A 1791 handwritten manuscript of a song by Robert Burns is to go on display for two hours only in a special showing to celebrate his birth date.
The manuscript of Ae Fond Kiss, one of the poet’s best known songs, will go on show in the National Library of Scotland premises in Glasgow’s Kelvin Hall on Burns Day on January 25.
It will be displayed between 1.30pm and 3.30pm only, due to the need to restrict the amount of time the 225-year-old document is exposed to light.
Burns wrote the song in December 1791 as his love Agnes McLehose prepared to depart for Jamaica to attempt a reconciliation with her husband.
It expresses the poet’s despair at the end of their relationship.
One of the most recorded of all Burns’s songs, its familiar opening lines “Ae fond kiss, and then we sever; Ae fareweel, and then forever”, are famous around the world.
Ralph McLean, manuscripts curator at the National Library, said: “Burns’s love songs and poems are famous around the world and Ae Fond Kiss is one of his best known works.
“We are pleased to be able to offer people in Glasgow the opportunity to see the original version that Burns composed for Agnes.”
The manuscript is normally kept at the National Library of Scotland in Edinburgh where it is not on public display.

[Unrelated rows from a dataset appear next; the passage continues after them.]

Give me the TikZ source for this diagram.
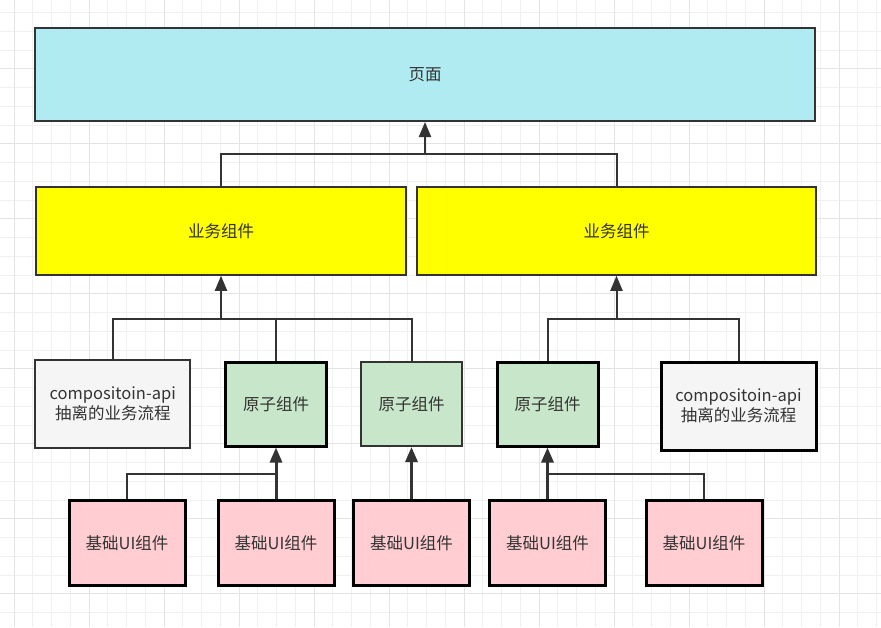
\documentclass[tikz,border=0pt]{standalone}
\usepackage{fontspec}
\setmainfont{Noto Sans CJK SC}
\usepackage{tikz}
\usetikzlibrary{arrows.meta, positioning}
\definecolor{PageCyan}{HTML}{B1EBF2}
\definecolor{BizYellow}{HTML}{FFFF00}
\definecolor{AtomGreen}{HTML}{C8E6C9}
\definecolor{BasePink}{HTML}{FFCDD2}
\definecolor{FlowGray}{HTML}{F5F5F5}
\definecolor{EdgeDark}{HTML}{333333}
\definecolor{GridMinor}{HTML}{F0F0F0}
\definecolor{GridMajor}{HTML}{E4E4E4}
\tikzset{
  box/.style={rectangle, draw=EdgeDark, line width=2pt, inner sep=0pt, text=EdgeDark, font=\fontsize{16.5}{20}\selectfont, align=center},
  pagebox/.style={box, fill=PageCyan, minimum width=780pt, minimum height=93pt},
  bizbox/.style={box, fill=BizYellow, minimum height=87.5pt},
  flowbox/.style={box, fill=FlowGray, minimum width=155pt, minimum height=88pt},
  atombox/.style={box, fill=AtomGreen, minimum width=101pt, minimum height=84pt},
  basebox/.style={box, fill=BasePink, draw=black, line width=3pt, minimum width=116pt, minimum height=85pt},
  heavy/.style={draw=black, line width=3pt},
  link/.style={draw=EdgeDark, line width=2pt},
  arrow/.style={link, -{Triangle[length=15pt, width=12pt]}}
}
\begin{document}
\begin{tikzpicture}[x=1pt, y=-1pt]
  \useasboundingbox (0,0) rectangle (881,627);
  \fill[white] (0,0) rectangle (881,627);
  % grid
  \foreach \x in {14,32.75,...,881} \draw[GridMinor, line width=1pt] (\x,0) -- (\x,627);
  \foreach \y in {12.5,31.25,...,627} \draw[GridMinor, line width=1pt] (0,\y) -- (881,\y);
  \foreach \x in {14,89,...,881} \draw[GridMajor, line width=1pt] (\x,0) -- (\x,627);
  \foreach \y in {68.75,143.75,...,627} \draw[GridMajor, line width=1pt] (0,\y) -- (881,\y);

  \node[pagebox] (page) at (425,74.5) {页面};
  \node[bizbox, minimum width=370pt] (bizL) at (221,231) {业务组件};
  \node[bizbox, minimum width=399pt] (bizR) at (616.5,231) {业务组件};

  \node[flowbox] (flowL) at (112.75,404) {compositoin-api\\抽离的业务流程};
  \node[atombox, heavy] (atomA) at (276,404) {原子组件};
  \node[atombox] (atomB) at (411.5,404) {原子组件};
  \node[atombox, heavy] (atomC) at (547.5,404) {原子组件};
  \node[flowbox, heavy] (flowR) at (738.5,406) {compositoin-api\\抽离的业务流程};

  \node[basebox] (baseA) at (127,543) {基础UI组件};
  \node[basebox] (baseB) at (276,543) {基础UI组件};
  \node[basebox] (baseC) at (411.5,543) {基础UI组件};
  \node[basebox] (baseD) at (547.5,543) {基础UI组件};
  \node[basebox] (baseE) at (704,543) {基础UI组件};

  \coordinate (joinTop) at (425,154);
  \coordinate (joinL) at (221,319);
  \coordinate (joinR) at (616.5,319);
  \coordinate (joinBL) at (276,474);
  \coordinate (joinBR) at (547.5,474);

  \draw[link] (bizL.north) |- (joinTop) -| (bizR.north);
  \draw[arrow] (joinTop) -- (page.south);

  \draw[link] (flowL.north) |- (joinL) -| (atomB.north);
  \draw[link] (atomA.north) -- (atomA.north |- joinL);
  \draw[arrow] (joinL) -- (bizL.south);

  \draw[link] (atomC.north) |- (joinR) -| (flowR.north);
  \draw[arrow] (joinR) -- (bizR.south);

  \draw[link] (baseA.north) |- (joinBL);
  \draw[arrow, line width=3pt] (baseB.north) -- (atomA.south);
  \draw[arrow, line width=3pt] (baseC.north) -- (atomB.south);
  \draw[link] (baseE.north) |- (joinBR);
  \draw[arrow, line width=3pt] (baseD.north) -- (atomC.south);
\end{tikzpicture}
\end{document}
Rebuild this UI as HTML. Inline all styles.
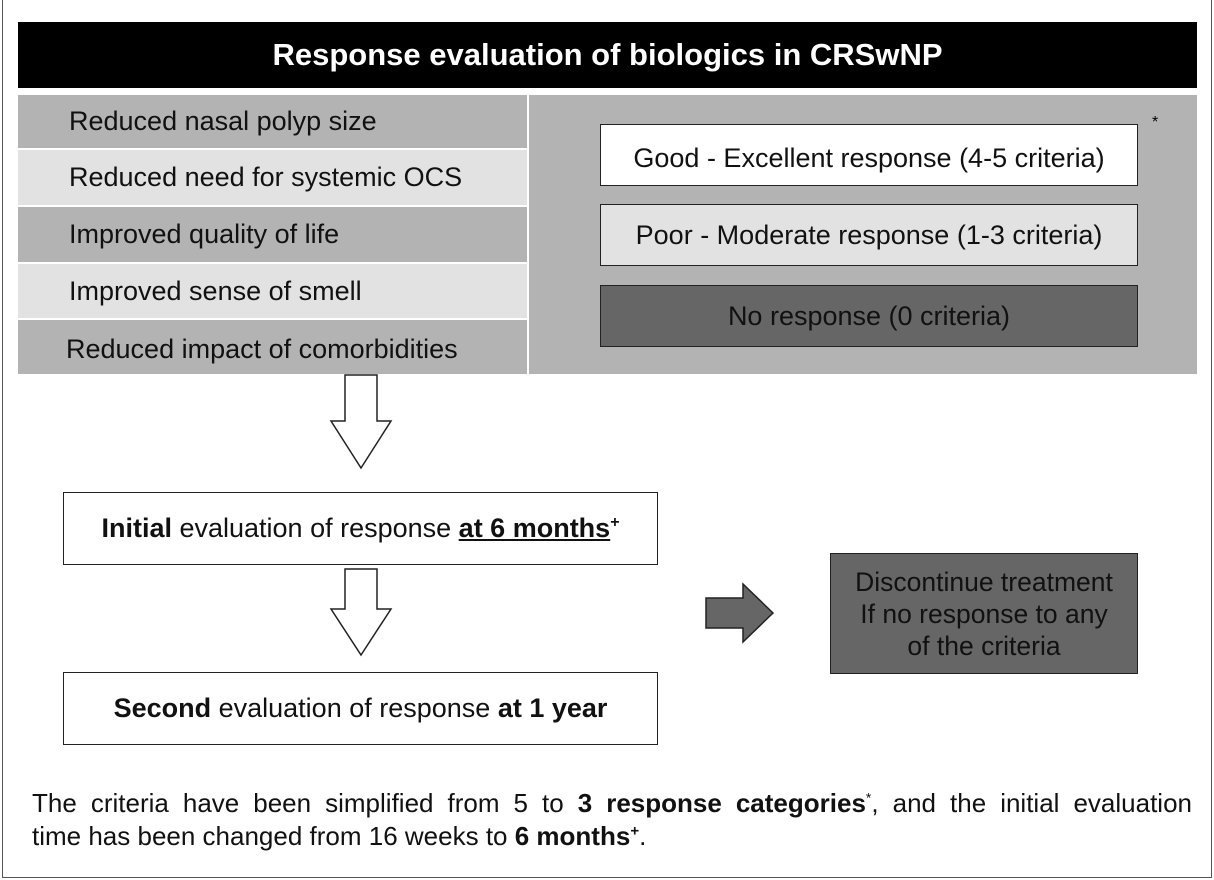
<!DOCTYPE html>
<html><head><style>
body{margin:0;width:1214px;height:880px;background:#fff;font-family:"Liberation Sans",Arial,sans-serif;position:relative;overflow:hidden}
.a{position:absolute;box-sizing:border-box}
.row{left:18px;width:509px;font-size:27px;color:#111;padding-left:51px;display:flex;align-items:center}
.d{background:#b3b3b3}.l{background:#e2e2e2}
.bx{border:1.5px solid #222;display:flex;align-items:center;justify-content:center;font-size:27px;color:#111}
</style></head><body>
<div class="a" style="left:2px;top:0;width:1210px;height:878px;border:1px solid #555;border-top:none"></div>
<div class="a" style="left:18px;top:22px;width:1179px;height:66px;background:#000;color:#fff;font-weight:bold;font-size:31px;display:flex;align-items:center;justify-content:center">Response evaluation of biologics in CRSwNP</div>
<div class="a row d" style="top:95px;height:53px">Reduced nasal polyp size</div>
<div class="a row l" style="top:150px;height:55px">Reduced need for systemic OCS</div>
<div class="a row d" style="top:207px;height:55px">Improved quality of life</div>
<div class="a row l" style="top:264px;height:54px">Improved sense of smell</div>
<div class="a row d" style="top:320px;height:54px;padding-left:48px;padding-top:4px">Reduced impact of comorbidities</div>
<div class="a d" style="left:529px;top:95px;width:668px;height:279px"></div>
<div class="a bx" style="left:600px;top:124px;width:538px;height:62px;background:#fff;padding-top:6px">Good - Excellent response (4-5 criteria)</div>
<div class="a" style="left:1152px;top:114px;font-size:16px">*</div>
<div class="a bx" style="left:600px;top:204px;width:538px;height:62px;background:#e2e2e2">Poor - Moderate response (1-3 criteria)</div>
<div class="a bx" style="left:600px;top:285px;width:538px;height:62px;background:#666">No response (0 criteria)</div>
<svg class="a" style="left:0;top:0" width="1214" height="880">
<polygon points="345,375 377,375 377,421 391,421 361,468 331,421 345,421" fill="#fff" stroke="#222" stroke-width="1.5"/>
<polygon points="345,569 377,569 377,609 391,609 361,655 331,609 345,609" fill="#fff" stroke="#222" stroke-width="1.5"/>
<polygon points="706,598 743,598 743,584 773,613 743,642 743,628 706,628" fill="#666" stroke="#222" stroke-width="1.5"/>
</svg>
<div class="a bx" style="left:63px;top:492px;width:595px;height:73px;background:#fff"><span><b>Initial</b> evaluation of response <b><u>at 6 months</u><sup style="font-size:16px">+</sup></b></span></div>
<div class="a bx" style="left:63px;top:672px;width:595px;height:73px;background:#fff"><span><b>Second</b> evaluation of response <b>at 1 year</b></span></div>
<div class="a bx" style="left:830px;top:553px;width:308px;height:121px;background:#666;text-align:center;line-height:32px;font-size:26.5px">Discontinue treatment<br>If no response to any<br>of the criteria</div>
<div class="a" style="left:32px;top:787px;width:1160px;font-size:26px;line-height:33px;color:#111">
<div style="text-align:justify;text-align-last:justify;white-space:nowrap">The criteria have been simplified from 5 to <b>3 response categories</b><sup style="font-size:14px;line-height:0">*</sup>, and the initial evaluation</div>
<div>time has been changed from 16 weeks to <b>6 months<sup style="font-size:15px;line-height:0">+</sup></b>.</div>
</div>
</body></html>
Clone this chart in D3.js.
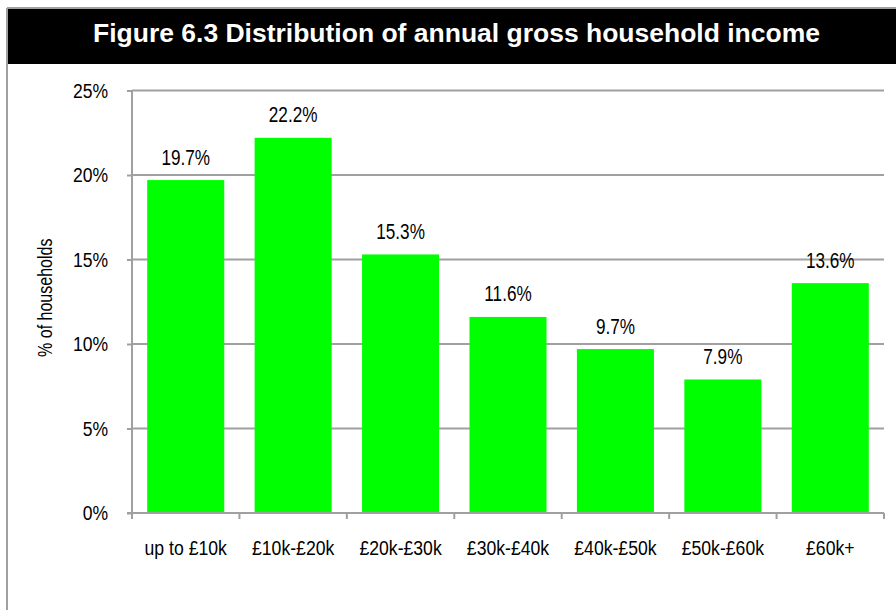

Agnes was born in Glasgow in 1758, the daughter of prominent surgeon Andrew Craig.
Aged 18 she married Glasgow lawyer James McLehose and had four children in the first four years of their marriage.
But it was not a happy union and she left him shortly afterwards, complaining of mental cruelty, and he emigrated to Jamaica to seek his fortune.
Agnes moved to Edinburgh where she met Burns and they became infatuated with each other. The couple exchanged a series of love letters using the pseudonyms Sylvander and Clarinda.
It was a delicate situation given that Agnes was a married woman and the relationship remained a platonic one.
They met for the last time in early December 1791, and Ae Fond Kiss was sent to Agnes a few weeks later.
They never saw each other again, although Agnes remembered the day of their parting forever.
At the age of 72 on December 6 1831, she wrote in her journal: “This day I never can forget. Parted with Burns, in the year 1791, never more to meet in this world. Oh may we meet in Heaven.”